The term goose’s is the singular possessive form of goose. E.g., “The goose’s eggs hatched this morning.” Furthermore, geese’s is the plural possessive of goose. E.g., “Geese’s migration routes are often hundreds of miles long.” Also, the word geeses’ is incorrect grammar, and you should not use it.
The following chart shows the correct forms of the word goose.
As you can see, the word goose does not have a standard plural form because there is no “s” at the end of the word, as with most plurals. Instead, goose becomes geese in the plural form.
Due to this plural form, the word goose also doesn’t have a standard plural possessive. We form the plural possessive of goose by adding an apostrophe and “s” to geese.
The following sentences show the different forms of goose in context.
- Singular: The goose attacked the little boy to protect its young.
- Plural: People often believe that geese are aggressive animals.

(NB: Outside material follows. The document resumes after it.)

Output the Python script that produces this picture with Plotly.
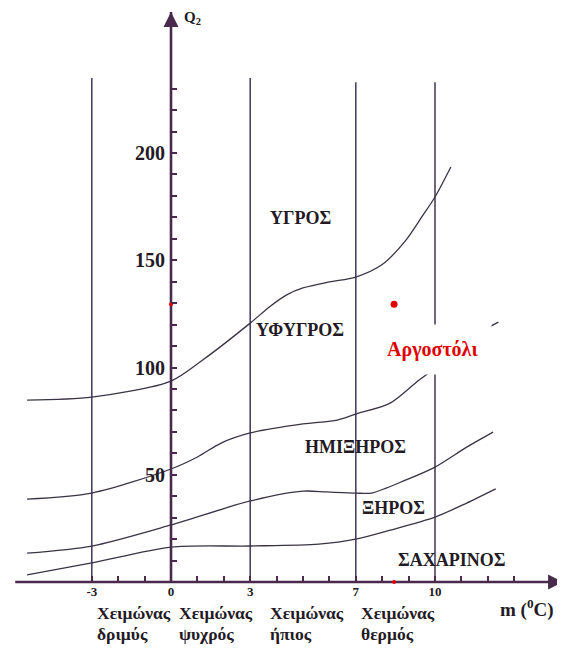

- Singular possessive: A goose’s egg is larger than a chicken or duck egg.
- Plural possessive: Geese’s fatty layer provides insulation in cold weather.
Additionally, the word geeses’ is incorrect because the plural form of goose does not have an “s” at the end.
Now, keep reading the rest of the page to find out more about using the different forms of the word goose.
The word goose’s is the singular possessive form of the word goose. That means you use it when you want to indicate that something belongs to one goose.
It can be a physical part of the goose, as shown in this example:
- The goose’s eye was hurt because it got trapped in some wire.
In addition, you can use it to refer to the actions or temperament of a goose.
- The goose’s aggressive behavior scared the children.
- The goose’s bite made my daughter’s finger bleed.
The term geese’s is the plural possessive form of the word goose. Therefore, you should use it when you want to say that things belong to more than one goose.
The fact that geese does not have an “s” like most plurals means that the plural possessive is slightly different from standard plural possessives.
You can use geese’s to refer to something belonging to several geese, as shown in this example:
- The geese’s nest was in some trees on a lake island.
Furthermore, you can also use it to refer to all geese, as shown in the following example:
- Geese’s thick plumage keeps them warm in winter.
The word geeses’ is wrong, and you should not use it in any piece of writing.
Although other plural possessive words have an apostrophe at the end, geese is different because the plural form has no “s.”
Therefore, the correct plural possessive form is geese’s rather than geeses’.
- Correct: The geese’s habitat is on an uninhabited island.
- Incorrect: The geeses’ habitat is on an uninhabited island.